# Acer Aspire 3000 Display drivers



## Boogiejack (May 25, 2011)

Hi guys

I've just upgraded my laptop (Acer Aspire 3000) from Windows XP to Windows 7, but my screen resolution still looks big and not clear (1024X768). An attempt to run Windows Aero ran into an error about the WDDM driver being required.

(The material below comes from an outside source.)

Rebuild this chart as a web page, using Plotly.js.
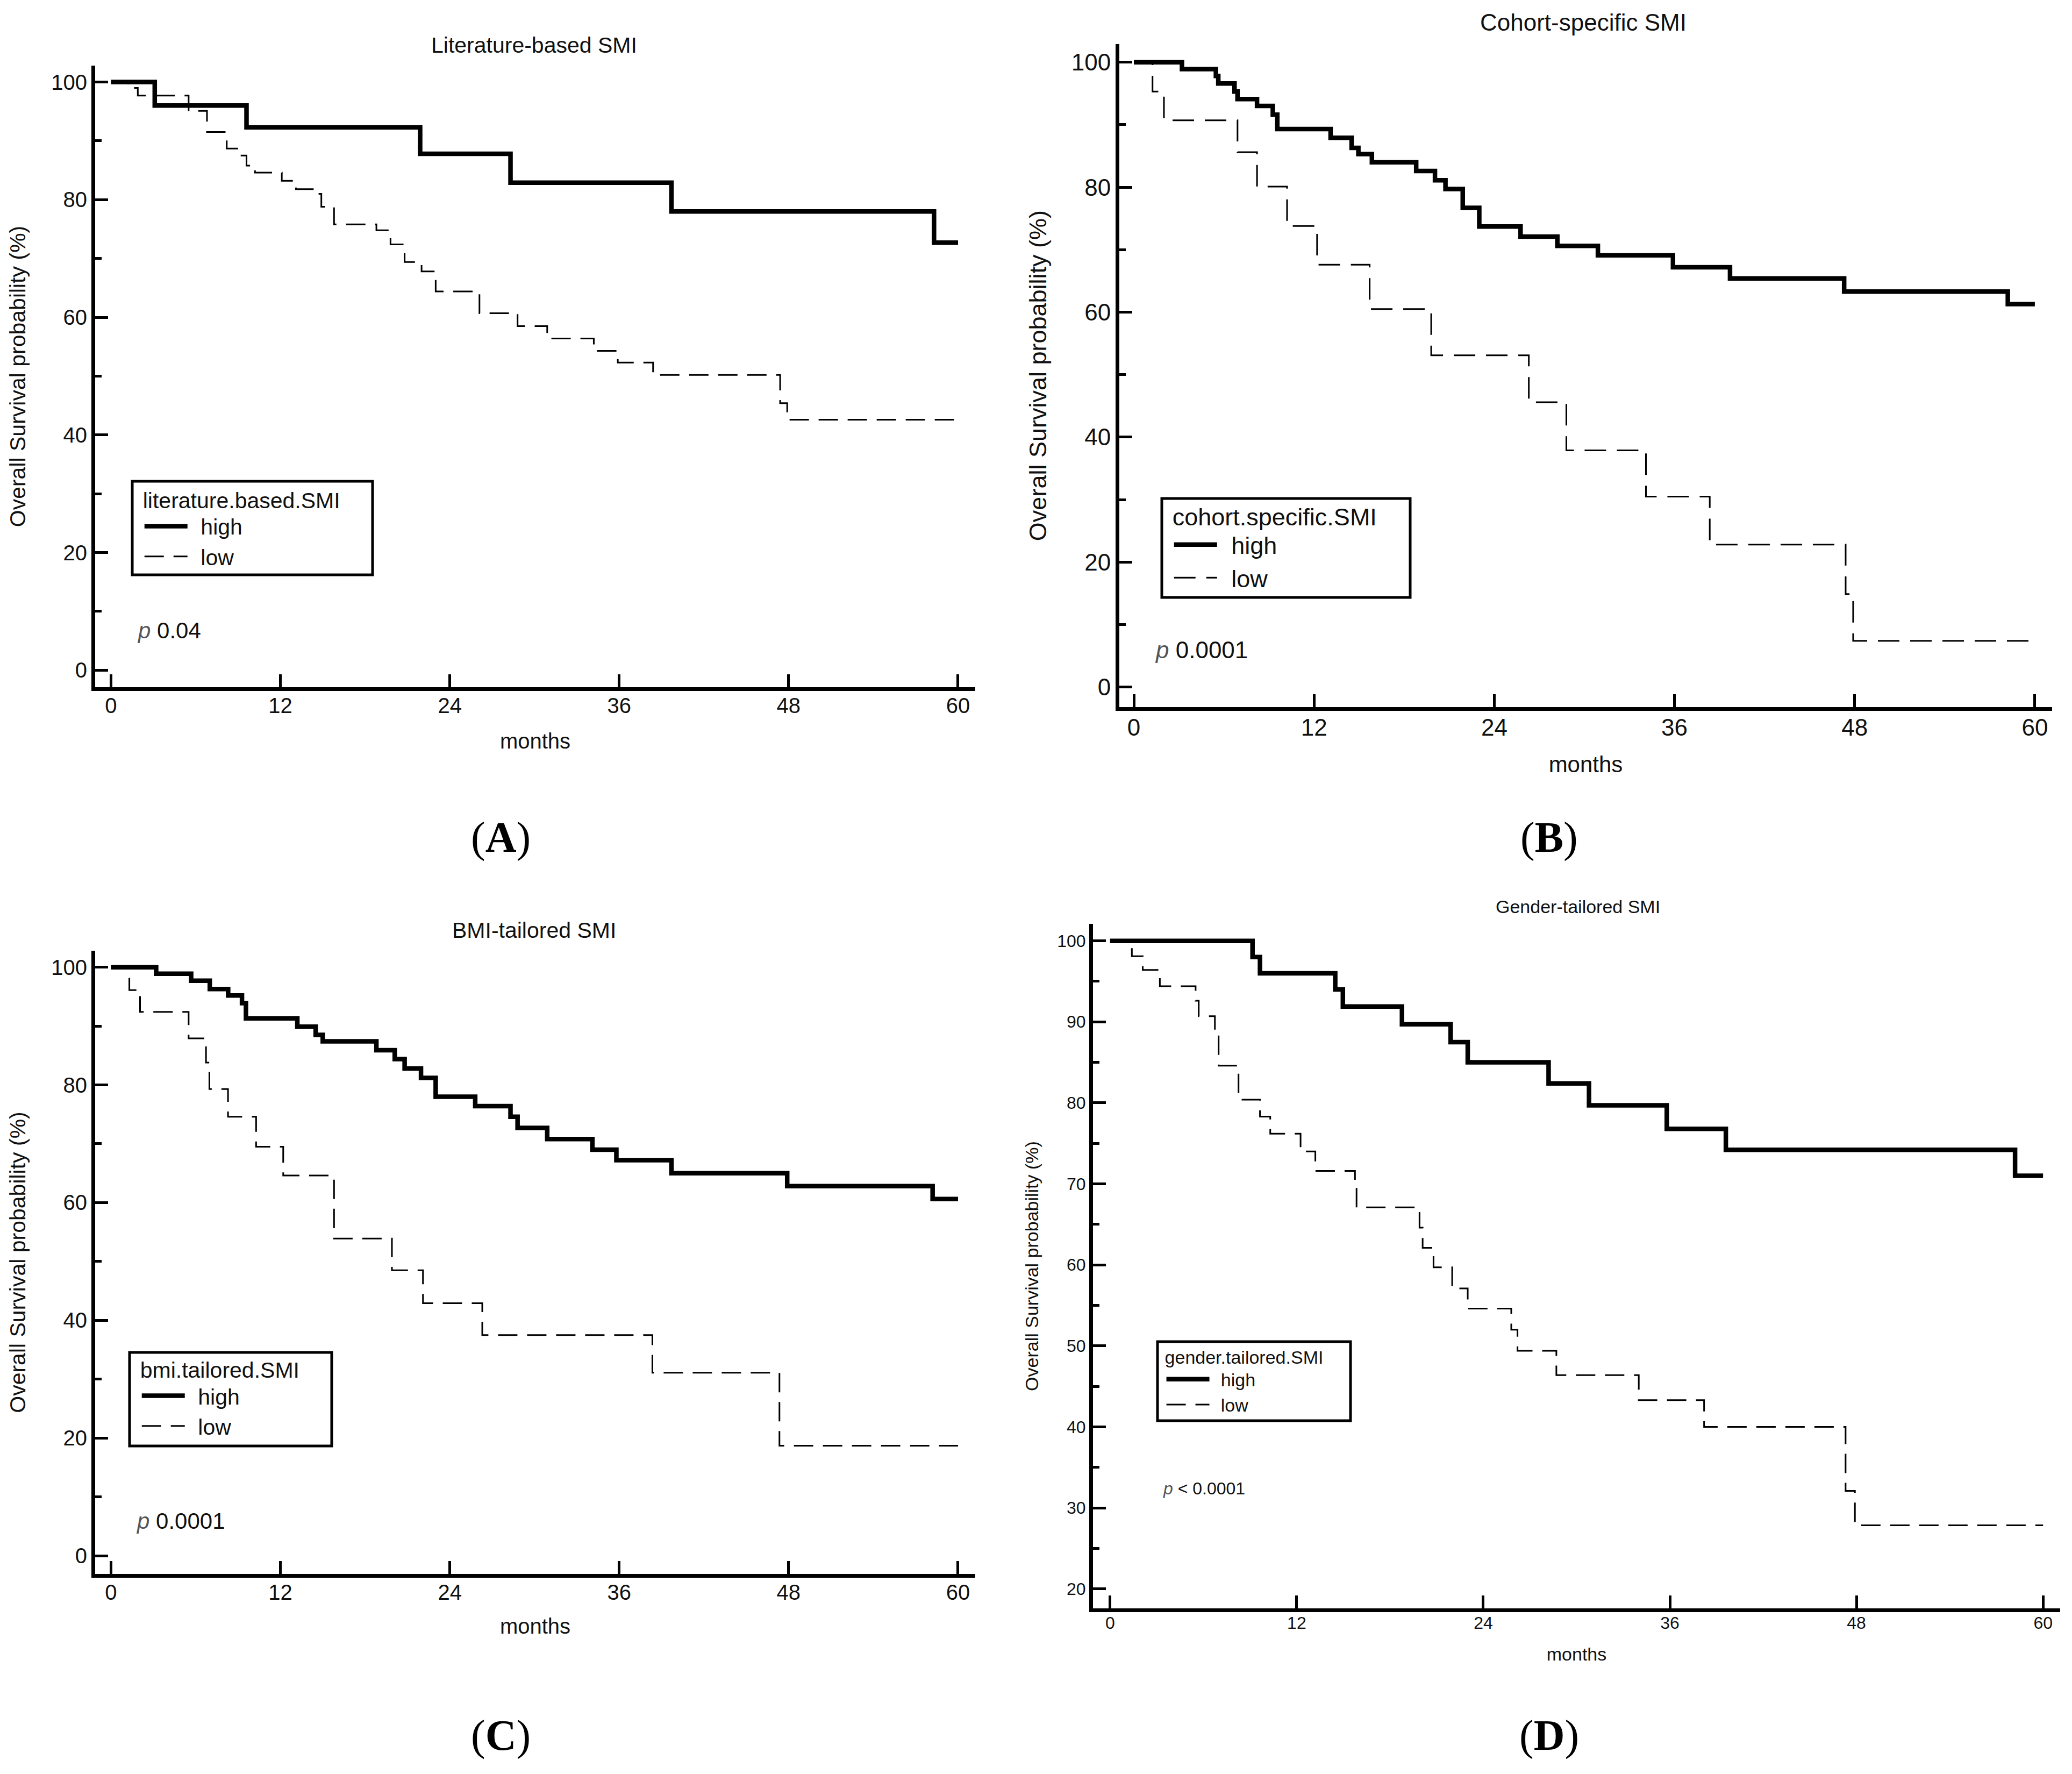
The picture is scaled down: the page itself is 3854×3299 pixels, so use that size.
<!DOCTYPE html>
<html>
<head>
<meta charset="utf-8">
<script src="https://cdn.plot.ly/plotly-3.0.1.min.js"></script>
<style>html,body{margin:0;padding:0;background:#fff}</style>
</head>
<body>
<div id="chart" style="width:3854px;height:3299px"></div>
<script>
// ---------- data (months, survival %) ----------
var xTicks = [0, 12, 24, 36, 48, 60];
var groupNames = ["high", "low"];

// A: Literature-based SMI
var tA_high = [0, 3.1, 9.6, 21.9, 28.3, 39.7, 58.3, 60];
var sA_high = [100, 96.0, 92.3, 87.8, 82.9, 78.0, 72.7, 72.7];
var tA_low = [0, 1.2, 1.9, 5.5, 6.8, 8.2, 9.1, 9.6, 10.2, 12.1, 13.1, 14.5, 14.9, 15.8, 18.8, 19.8, 20.8, 22.0, 23.0, 26.1, 28.8, 30.9, 34.2, 35.9, 38.4, 47.4, 47.9, 60];
var sA_low = [100, 99.0, 97.7, 95.1, 91.5, 88.7, 87.5, 85.8, 84.6, 83.2, 81.8, 81.0, 78.8, 75.8, 74.8, 72.4, 69.4, 67.8, 64.4, 60.7, 58.5, 56.4, 54.3, 52.3, 50.2, 45.4, 42.6, 42.6];

// B: Cohort-specific SMI
var tB_high = [0, 3.2, 5.46, 5.62, 6.7, 6.9, 8.2, 9.25, 9.55, 13.1, 14.5, 14.95, 15.85, 18.8, 20.05, 20.75, 21.9, 23.0, 25.75, 28.2, 30.9, 35.9, 39.7, 47.3, 58.2, 60];
var sB_high = [100, 98.9, 97.8, 96.6, 95.3, 94.1, 93.0, 91.6, 89.3, 87.9, 86.3, 85.3, 84.0, 82.6, 81.1, 79.7, 76.7, 73.7, 72.1, 70.6, 69.1, 67.2, 65.4, 63.3, 61.3, 61.3];
var tB_low = [0, 1.24, 2.0, 6.9, 8.2, 10.2, 12.2, 15.7, 19.8, 26.3, 28.8, 34.1, 38.35, 47.4, 47.9, 60];
var sB_low = [100, 95.3, 90.7, 85.6, 80.1, 73.8, 67.6, 60.5, 53.1, 45.6, 37.9, 30.5, 22.8, 14.9, 7.4, 7.4];

// C: BMI-tailored SMI
var tC_high = [0, 3.2, 5.68, 7.0, 8.3, 9.28, 9.56, 13.2, 14.5, 15.0, 18.8, 20.1, 20.8, 21.96, 23.0, 25.8, 28.3, 28.8, 30.9, 34.1, 35.8, 39.7, 47.9, 58.2, 60];
var sC_high = [100, 98.9, 97.7, 96.3, 95.2, 93.9, 91.3, 89.9, 88.5, 87.4, 85.9, 84.4, 82.8, 81.2, 78.0, 76.4, 74.6, 72.7, 70.8, 69.0, 67.2, 65.0, 62.8, 60.6, 60.6];
var tC_low = [0, 1.3, 2.06, 5.5, 6.73, 6.97, 8.29, 10.28, 12.2, 15.8, 19.9, 22.1, 26.3, 38.35, 47.35, 60];
var sC_low = [100, 96.1, 92.4, 87.9, 83.8, 79.3, 74.6, 69.5, 64.6, 53.9, 48.5, 42.9, 37.5, 31.1, 18.7, 18.7];

// D: Gender-tailored SMI
var tD_high = [0, 9.16, 9.64, 14.48, 14.97, 18.77, 21.9, 23.0, 28.2, 30.8, 35.8, 39.6, 58.2, 60];
var sD_high = [100, 98.0, 96.0, 94.0, 91.9, 89.7, 87.5, 85.0, 82.4, 79.7, 76.8, 74.2, 71.0, 71.0];
var tD_low = [0, 1.4, 2.1, 3.2, 5.5, 5.7, 6.74, 6.98, 8.26, 9.64, 10.3, 12.25, 13.2, 15.75, 15.85, 19.9, 20.1, 20.8, 22.0, 23.0, 25.8, 26.2, 28.7, 34.0, 38.2, 47.3, 47.9, 60];
var sD_low = [100, 98.1, 96.4, 94.4, 92.6, 90.7, 88.5, 84.6, 80.4, 78.3, 76.2, 74.0, 71.6, 69.5, 67.1, 64.6, 62.1, 59.7, 57.1, 54.6, 52.0, 49.4, 46.4, 43.3, 40.0, 32.1, 27.85, 27.85];

var panelTitles = ["Literature-based SMI", "Cohort-specific SMI", "BMI-tailored SMI", "Gender-tailored SMI"];
var legendTitles = ["literature.based.SMI", "cohort.specific.SMI", "bmi.tailored.SMI", "gender.tailored.SMI"];
var pTexts = ["0.04", "0.0001", "0.0001", "< 0.0001"];
var panelLetters = ["A", "B", "C", "D"];
var yTitle = "Overall Survival probability (%)";
var xTitle = "months";

// ---------- layout geometry ----------
var FONT = "Liberation Sans, Arial, Helvetica, sans-serif";
var INK = "#111111";
var panels = [
  {hi:[tA_high,sA_high], lo:[tA_low,sA_low], xd:[0.04593,0.47068], yd:[0.61261,0.96302], xr:[-1.12,61.22], yr:[-2.9,102.8], ydt:20, ymin:10, fs:40, dash:"36px,18px",
   title:[0.2577,0.97466], leg:[0.06383,0.17981,0.67596,0.72871], legdx:0.0046, legdy:0.0009, p:[0.06565,0.64474], lab:[0.24172,0.52774], ysto:37, xsto:33},
  {hi:[tB_high,sB_high], lo:[tB_low,sB_low], xd:[0.54022,0.99040], yd:[0.60139,0.97514], xr:[-0.97,61.15], yr:[-3.2,102.9], ydt:20, ymin:10, fs:44, dash:"40px,20px",
   title:[0.76414,0.98727], leg:[0.56072,0.68059,0.66323,0.71900], legdx:0.0046, legdy:0.0026, p:[0.55682,0.63353], lab:[0.74754,0.52774], ysto:35, xsto:33},
  {hi:[tC_high,sC_high], lo:[tC_low,sC_low], xd:[0.04593,0.47068], yd:[0.11276,0.46408], xr:[-1.12,61.22], yr:[-3.1,102.8], ydt:20, ymin:10, fs:40, dash:"36px,18px",
   title:[0.2577,0.47560], leg:[0.06253,0.16009,0.18490,0.23765], legdx:0.0046, legdy:0.0018, p:[0.06513,0.14247], lab:[0.24172,0.02182], ysto:37, xsto:30},
  {hi:[tD_high,sD_high], lo:[tD_low,sD_low], xd:[0.52750,0.99429], yd:[0.09336,0.47924], xr:[-1.1,61.1], yr:[17.6,102.1], ydt:10, ymin:5, fs:32, dash:"36px,18px",
   title:[0.76155,0.48894], leg:[0.55864,0.65179,0.19915,0.24371], legdx:0.003, legdy:0.0009, p:[0.56072,0.16096], lab:[0.74754,0.02182], ysto:27, xsto:31}
];

var traces = [];
var layout = {
  width: 3854, height: 3299,
  margin: {l:0, r:0, t:0, b:0, pad:0},
  paper_bgcolor: "#ffffff", plot_bgcolor: "#ffffff",
  font: {family: FONT, color: INK, size: 40},
  showlegend: true,
  annotations: [], shapes: []
};

panels.forEach(function(P, i) {
  var n = i === 0 ? "" : String(i + 1);
  var legId = "legend" + n;
  var fs = P.fs;
  var titleFs = (i === 3) ? 34 : (i === 1 ? 44 : 41);
  var legFs = (i === 3) ? 34 : (i === 1 ? 45 : 41);
  [P.hi, P.lo].forEach(function(d, k) {
    traces.push({
      type: "scatter", mode: "lines",
      x: d[0], y: d[1],
      xaxis: "x" + n, yaxis: "y" + n,
      name: "\u00a0\u2009" + groupNames[k],
      legend: legId,
      line: k === 0 ? {shape: "hv", color: "#000", width: 8.5}
                    : {shape: "hv", color: "#000", width: 3, dash: P.dash},
      hoverinfo: "skip"
    });
  });
  layout["xaxis" + n] = {
    domain: P.xd, range: P.xr, anchor: "y" + n,
    showline: true, linecolor: "#000", linewidth: 7,
    ticks: "inside", ticklen: 24, tickwidth: 5, tickcolor: "#000",
    tickvals: xTicks, ticktext: xTicks.map(String),
    tickfont: {size: fs, color: INK, family: FONT},
    ticklabelstandoff: -7,
    showgrid: false, zeroline: false, fixedrange: true,
    title: {text: xTitle, font: {size: (i === 3 ? 34 : (i === 1 ? 42 : 40)), color: INK, family: FONT}, standoff: P.xsto}
  };
  layout["yaxis" + n] = {
    domain: P.yd, range: P.yr, anchor: "x" + n,
    showline: true, linecolor: "#000", linewidth: 7,
    ticks: "inside", ticklen: 24, tickwidth: 5, tickcolor: "#000",
    dtick: P.ydt, tick0: 0,
    minor: {dtick: P.ymin, tick0: 0, ticks: "inside", ticklen: 12, tickwidth: 5, tickcolor: "#000", showgrid: false},
    tickfont: {size: fs, color: INK, family: FONT},
    ticklabelstandoff: 0,
    showgrid: false, zeroline: false, fixedrange: true,
    title: {text: yTitle, font: {size: (i === 3 ? 34 : (i === 1 ? 45 : 41)), color: INK, family: FONT}, standoff: P.ysto}
  };
  layout[legId] = {
    x: P.leg[0] + P.legdx, y: P.leg[3] + P.legdy, xanchor: "left", yanchor: "top",
    xref: "paper", yref: "paper",
    bgcolor: "rgba(0,0,0,0)", borderwidth: 0,
    font: {size: legFs, color: INK, family: FONT},
    title: {text: legendTitles[i], font: {size: legFs, color: INK, family: FONT}, side: "top"},
    itemwidth: 80, tracegroupgap: 0, traceorder: "normal", itemclick: false, itemdoubleclick: false
  };
  layout.shapes.push({type: "rect", xref: "paper", yref: "paper",
    x0: P.leg[0], x1: P.leg[1], y0: P.leg[2], y1: P.leg[3],
    line: {color: "#000", width: 5}, fillcolor: "rgba(0,0,0,0)"});
  layout.annotations.push({text: panelTitles[i], xref: "paper", yref: "paper",
    x: P.title[0], y: P.title[1], xanchor: "center", yanchor: "middle", showarrow: false,
    font: {size: titleFs, color: INK, family: FONT}});
  layout.annotations.push({text: '<span style="color:#555555"><i>p</i></span> ' + pTexts[i], xref: "paper", yref: "paper",
    x: P.p[0], y: P.p[1], xanchor: "left", yanchor: "middle", showarrow: false,
    font: {size: (i === 3 ? 32 : (i === 1 ? 44 : 42)), color: INK, family: FONT}});
  layout.annotations.push({text: "(<b>" + panelLetters[i] + "</b>)", xref: "paper", yref: "paper",
    x: P.lab[0], y: P.lab[1], xanchor: "center", yanchor: "middle", showarrow: false,
    font: {size: 80, color: "#000", family: "Liberation Serif, Times New Roman, serif"}});
});

Plotly.newPlot("chart", traces, layout, {displayModeBar: false, staticPlot: true});
</script>
</body>
</html>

How can I get a driver for my display? System Info:

Processor: AMD Mobile Sempron LV 3100+
Laptop Brand: Acer Aspire 3000
Motherboard: Acer Lugano M
Motherboard Chipset: SiS M760GX + 962
Video Chipset: SiS 330 Integrated Mirage Graphics

Anyone know how I can atleast get a Windows 7 Generic Display Driver?


----------



## Old Rich (May 31, 2007)

and welcome to the Forum

Have you run Windows Update yet?

Many Vista drivers work with Windows 7


----------



## Boogiejack (May 25, 2011)

Well, I've tried to search, but my searches dont yield any good results. Any suggestions of sites I could try?


----------



## Old Rich (May 31, 2007)

Old Rich said:


> Have you run Windows Update yet?


----------



## Boogiejack (May 25, 2011)

Yes I have tried Windows update but still no suitable graphics driver. I've now changed the display to 1280X768, which looks better but the letters on the screen still look like ink is smudging...


----------



## Old Rich (May 31, 2007)

I don't see windows 7 drivers for that card . . you may just be out of luck


----------